Feminist curatorial practices
Talk with Lara Perry and Francesco Ventrella
2 November 5-7pm
@ Women's Art Library/Make
Free to attend RSVP
Departing from All My Independent Women as an ongoing experiment to exhibit feminist practices within the arts in ways that propose new modes of accountability and that question the structures and systems in place in the art, this conversation will explore notions of feminist curation, distribution and archiving. How can we (artists, curators, art historians and cultural producers), not only make visible feminist art practices, but also bring about systemic change into the art world?

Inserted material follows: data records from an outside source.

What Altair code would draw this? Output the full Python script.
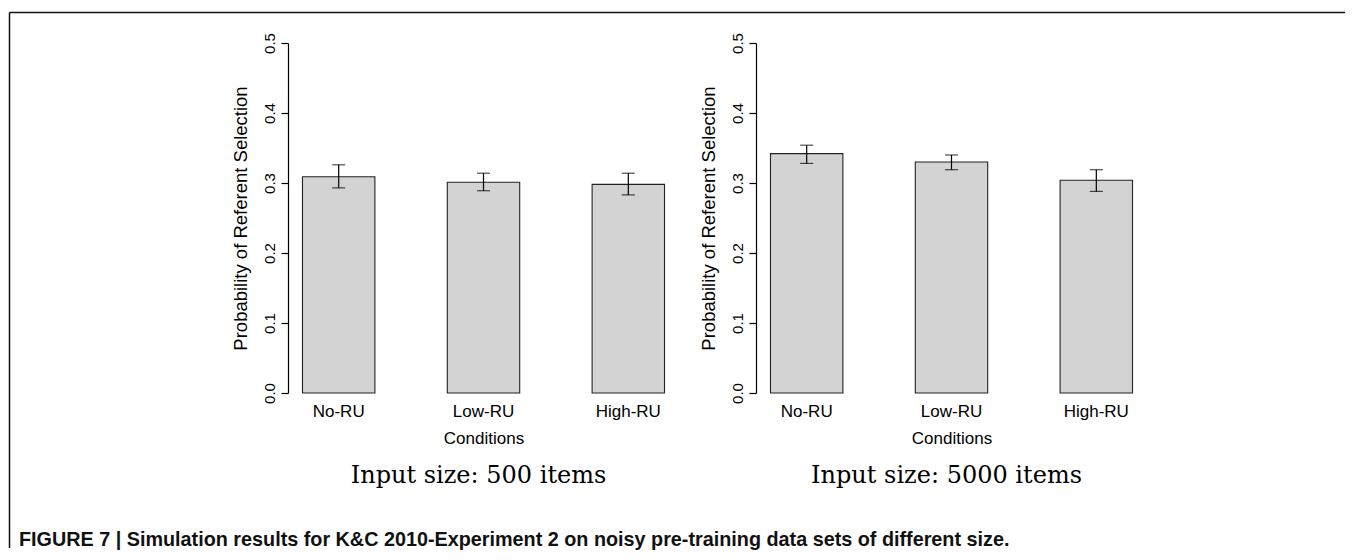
import altair as alt
import pandas as pd

conditions = ["No-RU", "Low-RU", "High-RU"]

mean_500 = [0.309, 0.301, 0.298]
low_500 = [0.293, 0.289, 0.283]
high_500 = [0.326, 0.314, 0.314]

mean_5000 = [0.342, 0.330, 0.304]
low_5000 = [0.328, 0.319, 0.288]
high_5000 = [0.354, 0.340, 0.319]

panel_titles = ["Input size: 500 items", "Input size: 5000 items"]
y_ticks = [0.0, 0.1, 0.2, 0.3, 0.4, 0.5]
y_title = "Probability of Referent Selection"
x_title = "Conditions"
caption = ("FIGURE 7 | Simulation results for K&C 2010-Experiment 2 on noisy "
           "pre-training data sets of different size.")

SANS = "Liberation Sans"
SERIF = "DejaVu Serif"
W, H = 391, 350


def xenc():
    return alt.X(
        "cond:N", sort=conditions, title=x_title,
        scale=alt.Scale(paddingInner=0.5, paddingOuter=0.1),
        axis=alt.Axis(labelAngle=0, domain=False, ticks=False, labelPadding=10,
                      labelFontSize=17, titleFontSize=17, titlePadding=11,
                      labelFont=SANS, titleFont=SANS, labelColor="black",
                      titleColor="black", titleFontWeight="normal"),
    )


def yenc(field):
    return alt.Y(
        field, title=y_title,
        scale=alt.Scale(domain=[0, 0.5], nice=False, zero=True),
        axis=alt.Axis(values=y_ticks, format=".1f", grid=False, tickSize=7,
                      domainColor="black", tickColor="black", domainWidth=1.2,
                      tickWidth=1.2, labelAngle=270, labelAlign="center",
                      labelBaseline="bottom", labelPadding=4, labelFontSize=15,
                      labelFont=SANS, labelColor="black", titleFont=SANS,
                      titleFontSize=18.5, titleFontWeight="normal",
                      titleColor="black", titlePadding=12),
    )


def panel(mean, lo, hi, title, decor=False):
    df = pd.DataFrame({"cond": conditions, "mean": mean, "lo": lo, "hi": hi})
    base = alt.Chart(df)
    bars = base.mark_bar(fill="#D3D3D3", stroke="#222222", strokeWidth=1.1).encode(
        x=xenc(), y=yenc("mean:Q"))
    whisk = base.mark_rule(color="black", strokeWidth=1.2).encode(
        x=xenc(), y=yenc("lo:Q"), y2="hi:Q")
    cap_lo = base.mark_tick(color="black", size=13, thickness=1.2).encode(
        x=xenc(), y=yenc("lo:Q"))
    cap_hi = base.mark_tick(color="black", size=13, thickness=1.2).encode(
        x=xenc(), y=yenc("hi:Q"))
    tdf = pd.DataFrame({"t": [title]})
    ttl = alt.Chart(tdf).mark_text(
        font=SERIF, fontSize=24, color="black", align="center",
        baseline="alphabetic").encode(
        x=alt.value(W / 2 - 5), y=alt.value(483 - 43), text="t:N")
    layers = [bars, whisk, cap_lo, cap_hi, ttl]
    if decor:
        cdf = pd.DataFrame({"t": [caption]})
        cap = alt.Chart(cdf).mark_text(
            font=SANS, fontSize=19.8, fontWeight="bold", color="#111111",
            align="left", baseline="alphabetic").encode(
            x=alt.value(19 - 288), y=alt.value(546 - 43), text="t:N")
        fdf = pd.DataFrame({"k": [0]})
        left_line = alt.Chart(fdf).mark_rule(color="#111111", strokeWidth=1.5).encode(
            x=alt.value(9.5 - 288), y=alt.value(12.5 - 43), y2=alt.value(548 - 43))
        top_line = alt.Chart(fdf).mark_rule(color="#111111", strokeWidth=1.5).encode(
            x=alt.value(9.5 - 288), x2=alt.value(1345 - 288), y=alt.value(12.5 - 43))
        layers += [cap, left_line, top_line]
    return alt.layer(*layers).properties(width=W, height=H)


left = panel(mean_500, low_500, high_500, panel_titles[0], decor=True)
right = panel(mean_5000, low_5000, high_5000, panel_titles[1])

chart = alt.hconcat(left, right, spacing=77, bounds="flush").properties(
    padding={"left": 0, "top": 3, "right": 0, "bottom": 0},
    autosize=alt.AutoSizeParams(type="pad"),
    background="white",
).configure_view(strokeWidth=0, stroke="transparent")

chart.save("out.html", embed_options={"renderer": "svg", "actions": False})
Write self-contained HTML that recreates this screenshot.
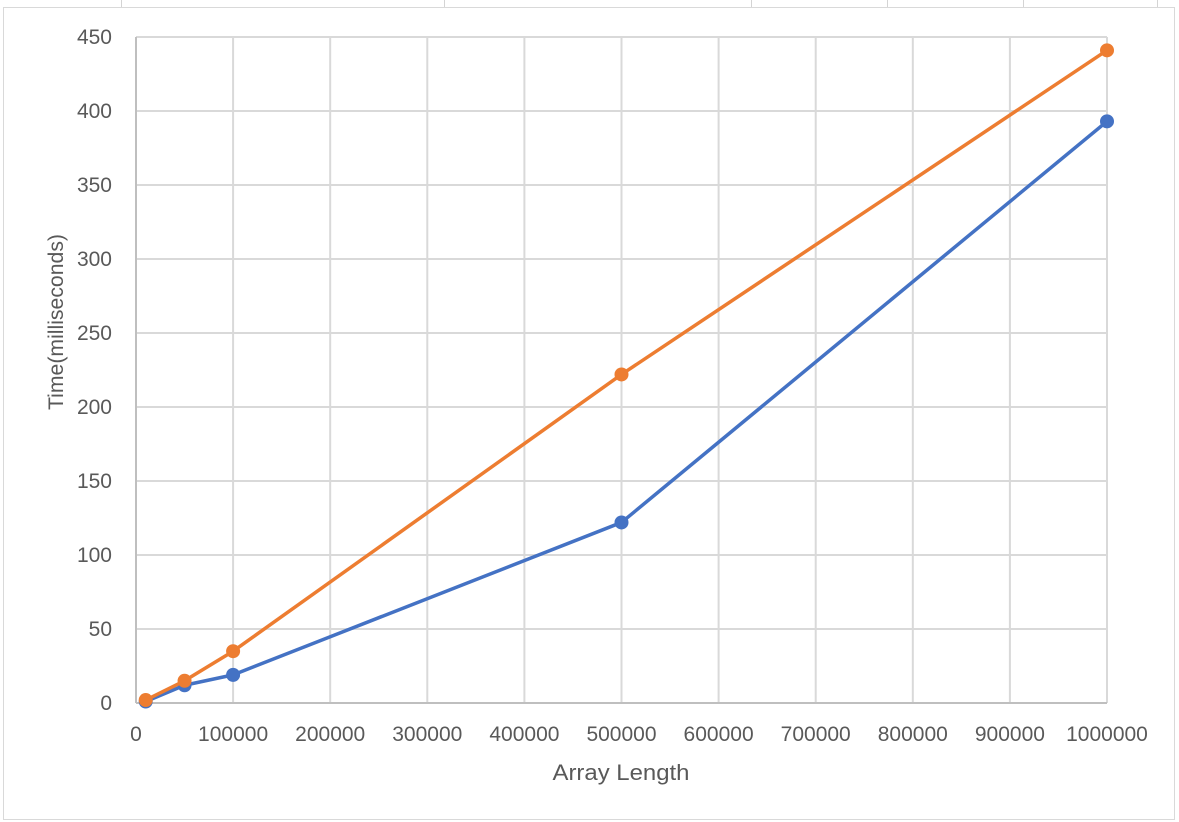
<!DOCTYPE html>
<html><head><meta charset="utf-8"><style>
body{margin:0;background:#fff;}
svg{display:block;font-family:"Liberation Sans",sans-serif;}
</style></head><body>
<svg id="c" width="1179" height="822">
<g stroke="#d4d4d4" stroke-width="1">
<line x1="121.5" y1="0" x2="121.5" y2="7"/><line x1="444.5" y1="0" x2="444.5" y2="7"/><line x1="751.5" y1="0" x2="751.5" y2="7"/><line x1="887.5" y1="0" x2="887.5" y2="7"/><line x1="1023.5" y1="0" x2="1023.5" y2="7"/><line x1="1157.5" y1="0" x2="1157.5" y2="7"/>
</g>
<rect x="3.5" y="7.5" width="1171" height="812" fill="#fff" stroke="#d9d9d9"/>
<g id="grid"></g><g id="axes"></g><g id="series"></g>
<text x="621" y="780" font-size="22" fill="#595959" text-anchor="middle" textLength="137" lengthAdjust="spacingAndGlyphs">Array Length</text>
<text transform="translate(63,322) rotate(-90)" font-size="21" fill="#595959" text-anchor="middle" textLength="176" lengthAdjust="spacingAndGlyphs">Time(milliseconds)</text>
</svg>
<script>
const xValues=[10000,50000,100000,500000,1000000];
const seriesBlue=[1,12,19,122,393];
const seriesOrange=[2,15,35,222,441];
const xTicks=[0,100000,200000,300000,400000,500000,600000,700000,800000,900000,1000000];
const yTicks=[0,50,100,150,200,250,300,350,400,450];
const L=136,R=1107,T=37,B=703;
const xs=v=>L+(v/1000000)*(R-L), ys=v=>B-(v/450)*(B-T);
const NS="http://www.w3.org/2000/svg";
function mk(p,t,a){const e=document.createElementNS(NS,t);for(const k in a)e.setAttribute(k,a[k]);p.appendChild(e);return e;}
const g=document.getElementById('grid'),ax=document.getElementById('axes'),s=document.getElementById('series');
yTicks.forEach(v=>{const y=ys(v);
 const l=mk(g,'line',{x1:L,x2:R,y1:y,y2:y,stroke:'#d9d9d9','stroke-width':2});
 
 
 const t=mk(ax,'text',{x:112,y:y+7,'font-size':21,fill:'#595959','text-anchor':'end'});t.textContent=v;
 
 });
xTicks.forEach(v=>{const x=xs(v);
 const l=mk(g,'line',{x1:x,x2:x,y1:T,y2:B,stroke:'#d9d9d9','stroke-width':2});
 
 
 const t=mk(ax,'text',{x:x,y:741,'font-size':21,fill:'#595959','text-anchor':'middle'});t.textContent=v;
 
 });
const a1=mk(ax,'line',{x1:L,x2:R,y1:B,y2:B,stroke:'#bfbfbf','stroke-width':2});


const a2=mk(ax,'line',{x1:L,x2:L,y1:T,y2:B,stroke:'#bfbfbf','stroke-width':2});


[[seriesBlue,'#4472c4','blue'],[seriesOrange,'#ed7d31','orange']].forEach(([d,c,n])=>{
 const p=mk(s,'polyline',{points:d.map((v,i)=>xs(xValues[i])+','+ys(v)).join(' '),fill:'none',stroke:c,'stroke-width':3.5,'stroke-linejoin':'round'});
 
 
 d.forEach((v,i)=>{const m=mk(s,'circle',{cx:xs(xValues[i]),cy:ys(v),r:7,fill:c});
 
 });
});
</script>
</body></html>
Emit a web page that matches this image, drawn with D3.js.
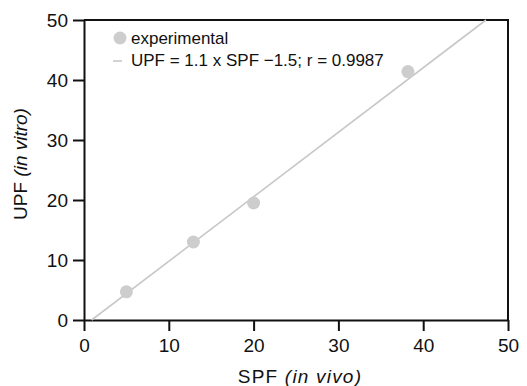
<!DOCTYPE html>
<html>
<head>
<meta charset="utf-8">
<script src="https://cdn.jsdelivr.net/npm/d3@7"></script>
<style>
  body { margin: 0; background: #fff; }
  svg text { font-family: "Liberation Sans", Arial, sans-serif; fill: #111; }
</style>
</head>
<body>
<div id="chart"></div>
<script>
// experimental points (SPF in vivo vs UPF in vitro)
const spf = [5, 12.9, 20, 38.2];
const upf = [4.7, 13, 19.5, 41.4];
// fitted line end points
const fitX = [0.9, 47.4];
const fitY = [0, 50];
const xTicks = [0, 10, 20, 30, 40, 50];
const yTicks = [0, 10, 20, 30, 40, 50];
const legendLabels = ['experimental', 'UPF = 1.1 x SPF \u22121.5; r = 0.9987'];

const margin = { top: 20, right: 19, bottom: 66, left: 84 };
const width = 527 - margin.left - margin.right;
const height = 386 - margin.top - margin.bottom;

const svg = d3.select('#chart').append('svg')
  .attr('width', 527)
  .attr('height', 386);

const chart = svg.append('g')
  .attr('transform', `translate(${margin.left}, ${margin.top})`);

const xScale = d3.scaleLinear().domain([0, 50]).range([0, width]);
const yScale = d3.scaleLinear().domain([0, 50]).range([height, 0]);

// frame (top + right)
chart.append('path')
  .attr('d', `M0,0H${width}V${height}`)
  .attr('fill', 'none')
  .attr('stroke', '#111')
  .attr('stroke-width', 2);

const xAxis = chart.append('g')
  .attr('class', 'axis axis-x')
  .attr('transform', `translate(0, ${height})`)
  .call(d3.axisBottom(xScale).tickValues(xTicks).tickSize(11).tickPadding(8).tickSizeOuter(0));
const yAxis = chart.append('g')
  .attr('class', 'axis axis-y')
  .call(d3.axisLeft(yScale).tickValues(yTicks).tickSize(11).tickPadding(5).tickSizeOuter(0));

[xAxis, yAxis].forEach(ax => {
  ax.select('.domain').attr('stroke', '#111').attr('stroke-width', 2);
  ax.selectAll('.tick line').attr('stroke', '#111').attr('stroke-width', 2);
  ax.selectAll('.tick text')
    .attr('font-family', '"Liberation Sans", Arial, sans-serif')
    .attr('font-size', 19)
    .attr('fill', '#111');
});

// fit line
chart.append('line')
  .attr('x1', xScale(fitX[0]))
  .attr('y1', yScale(fitY[0]))
  .attr('x2', xScale(fitX[1]))
  .attr('y2', yScale(fitY[1]))
  .style('stroke', '#c8c8c8')
  .style('stroke-width', 1.6);

// points
chart.selectAll('circle.nodes')
  .data(spf)
  .enter()
  .append('circle')
  .attr('class', 'nodes')
  .attr('cx', d => xScale(d))
  .attr('cy', (d, i) => yScale(upf[i]))
  .attr('r', 6.5)
  .attr('fill', '#cdcdcd');

// legend
const legend = chart.append('g').attr('transform', 'translate(36, 18)');
legend.append('circle')
  .attr('cx', 0).attr('cy', 0).attr('r', 6.5).attr('fill', '#cdcdcd');
legend.append('line')
  .attr('x1', -7).attr('x2', 2).attr('y1', 23).attr('y2', 23)
  .style('stroke', '#c8c8c8').style('stroke-width', 1.6);
legend.selectAll('text')
  .data(legendLabels)
  .enter()
  .append('text')
  .attr('x', 11)
  .attr('y', (d, i) => 6 + i * 22)
  .attr('font-size', 17)
  .text(d => d);

// axis titles
const xt = svg.append('text')
  .attr('x', 300)
  .attr('y', 383)
  .attr('text-anchor', 'middle')
  .attr('font-size', 19)
  .style('letter-spacing', '1.2px');
xt.append('tspan').text('SPF ');
xt.append('tspan').attr('font-style', 'italic').text('(in vivo)');

const yt = svg.append('text')
  .attr('transform', `translate(27, 164) rotate(-90)`)
  .attr('text-anchor', 'middle')
  .attr('font-size', 19);
yt.append('tspan').text('UPF ');
yt.append('tspan').attr('font-style', 'italic').text('(in vitro)');
</script>
</body>
</html>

Lara Perry is Principal Lecturer in the School of Humanities at the University of Brighton. Lara was the lead applicant in the Leverhulme international research network that investigated 'Transnational Perspectives on Women's Art, Feminism and Curating' (2010-12), and one of the organizers of Civil Partnerships, a programme of exhibition and debates on feminist and queer curating at the University of Brighton with a symposium at Tate Modern in May 2012. Her book History’s Beauties: Women in the National Portrait Gallery 1856-1900 (2006) is a study of gender in the collection, administration and audience of the museum.
Francesco Ventrella is Teaching Fellow in Art History at the University of Sussex. He is the former editor of parallax and a founding member of the independent art space 1:1 project in Rome. His research focuses on the intersection between writing (in the broadest sense), materialities and temporalities in art and visual culture. With Sibyl Fisher he is the co-instigator of the postgraduate research project Curatorial Affinities which investigates curating as a feminist practice.